You and your team can complete the third phase of the process by making the reasonable assumption that these individuals may be connected to the smuggling operation. You can now plan a future operation to investigate the unloading of the truck further.
Sharing Situational Awareness
An important consideration when building SA is to share what you know. There are two reasons why this is a crucial point and worth mentioning. First, when it comes to building SA the more people involved in building and maintaining the unit’s SA, the better. Second, few operations for the military or first responders happen without interagency cooperation. SA must be a common language shared across all pertinent parties.
Once SA is built, make sure to communicate the picture you have developed with everyone involved. Often this task will require special communications equipment that makes sharing information much more manageable. This is especially true when dealing with units that use entirely different communications gear. An example would be a military unit with frequency hopping crypto-filled radios communicating with law enforcement agencies who only have standard VHF or UHF radios.
The Best Tool for Improving SA
Becoming good at developing your SA comes with practice. Just about everything you do in a given day can be an opportunity to exercising SA. Working in the office, going to the grocery store to buy food, driving around town, and even relaxing at home are opportunities for strengthening your SA capabilities.
As you move throughout your day, study the environment around you, analyze what the people within that environment are doing, and make predictions on what will happen next. You will be surprised at how quickly your situational awareness improves.
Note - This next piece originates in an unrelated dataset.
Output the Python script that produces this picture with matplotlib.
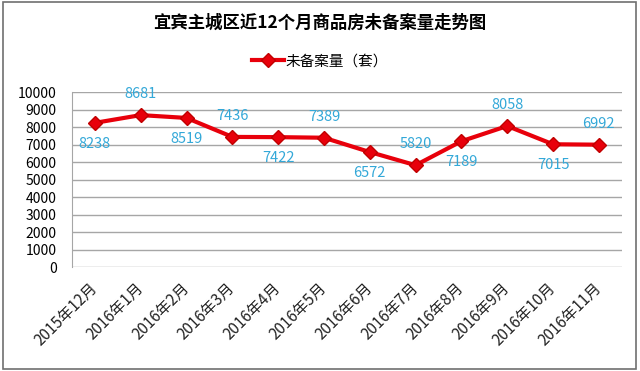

There are many ways to hone your SA skills, but in my experience, no tool is as valuable as the OODA loop. If you are not familiar with it, the OODA loop is a cycle developed for making decisions. When this tool is overlayed on top of the three phases of SA building, it will quickly improve your effectiveness.
The OODA loop was developed by United States Air Force Colonel John Boyd. The cycle was primarily focused on making decisions in combat but is now applied to areas far from the battlefield. OODA stands for Observe Orient Decide Act. Let’s use the previous example of our market to illustrate the tool.
In the “observe” phase of the cycle, you collect all the information about the marketplace. Observing means collecting data from all five senses. This portion of the loop is also where you see how people act in the environment. As you paint the SA picture, remind yourself to observe constantly.
In the market, you noticed a truck’s arrival each day and the suspicious unloading of boxes. This is where you “orient” into a new position. You focus on the truck coming each day as it appears to be the smugglers you are looking for. You have made the decision to focus more on this one aspect of the market environment.
You now “decide” to plan and conduct an operation to have your team of law enforcement officers investigates the truck when it arrives tomorrow afternoon. When tomorrow comes, you “act” by executing the operation. The cycle then repeats itself based on what happened when you searched the truck.
As you look to build your SA, think of the OODA loop as it will help make your task more organized and effective.
Whether you are in a combat zone, responding to a fire, or just carrying on with your daily routine, you can benefit from SA. Understanding the environment around you and how people interact with it will allow you and your team to react appropriately in almost any situation. Take the time to practice and improve your ability to develop SA. It will undoubtedly make things easier for you and may even save your life.